Perhaps the search for further trumpet-organ music encouraged original compositions along with improvisation. Brad's moving hymn tune for the Good Friday text, "Throned upon the Awful Tree", brought a more contemporary style than that of any other hymn in the collection. After its introduction in the organ, it returns in an arrangement for organ and flugelhorn. In the final version, Marty improvises in an ornamental style appropriate to the dark and somber character of the melody. The improvisatory skill of these musicians reaches its height in the playing of the American folk hymn, TENDER THOUGHT.

The quality of the ensemble work is outstanding. Their playing reveals each person's keen attention to the articulation of the other. This brings unity to their playing of chords and clarity in presenting distinctive polyphonic lines.

On a personal note, as one of the teachers at Goshen College (Indiana) who had a part in the music education of Brad and Marty 20 years ago, I find much pleasure in the breadth of styles they present (from the 16th to late 20th centuries) and in their obvious enjoyment and mastery of the music.

- Mary K. Oyer, December 2004
(from the booklet notes)


Bradley Lehman (left) and Martin Hodel (right)

Bradley Lehman, organ

Bradley Lehman, born in Indiana and now living in Virginia, is a harpsichordist, organist, composer, researcher, and developer of business software.

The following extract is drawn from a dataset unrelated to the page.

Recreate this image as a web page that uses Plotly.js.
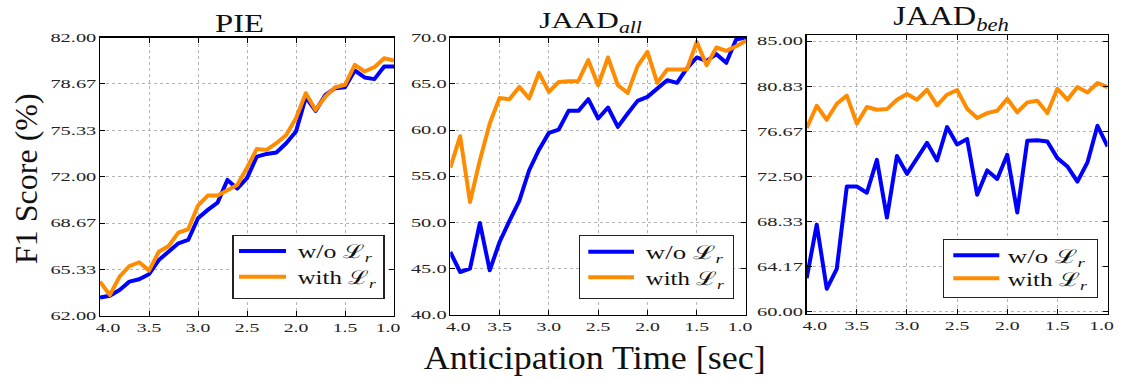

He has performed solo and ensemble concerts in the US, Canada, Costa Rica, England, and Germany, and as a regular church organist for ten years.

Lehman's publications include a dozen recordings, a hymnal concordance, hymns and arrangements, CD reviews for Christian Century, radio theme music, and a scoring system for the game of bridge. His 2005 article in Early Music (also featured here at LaripS.com) describes this keyboard tuning method from JS Bach's evidence: giving the historical context and analyzing its musical and mathematical properties.

Lehman holds a doctorate in harpsichord performance from the University of Michigan. His other degrees, variously from Michigan and Goshen College, are in the fields of musicology, church music, mathematics, and interdisciplinary study of early keyboard instruments.

Martin Hodel, trumpet

Martin Hodel, a native of Harlan, Kentucky, is an active soloist and freelance trumpeter who often performs in the trumpet sections of the Minnesota Orchestra and the St. Paul Chamber Orchestra. As principal and solo trumpet with the Eastman Wind Ensemble, Hodel toured the U.S. and Japan, and he has toured coast to coast with the Dallas Brass. He has also shared the stage with jazz artists Joe Henderson, Maria Schneider, Slide Hampton, Claudio Roditi, and Jimmy Heath, and has toured Germany with organist Bradley Lehman as part of the Hodel-Lehman Duo.

Hodel appears as a soloist on seven other compact discs, and has performed a solo live on Garrison Keillor's radio program, A Prairie Home Companion, and on the nationally broadcast MPR program PipeDreams. He currently resides in Northfield, Minnesota where he teaches trumpet and music theory at St. Olaf College.

Hodel holds a doctorate in trumpet performance and a Performer's Certificate from the Eastman School of Music, and has also earned degrees from the University of North Carolina at Chapel Hill and Goshen College.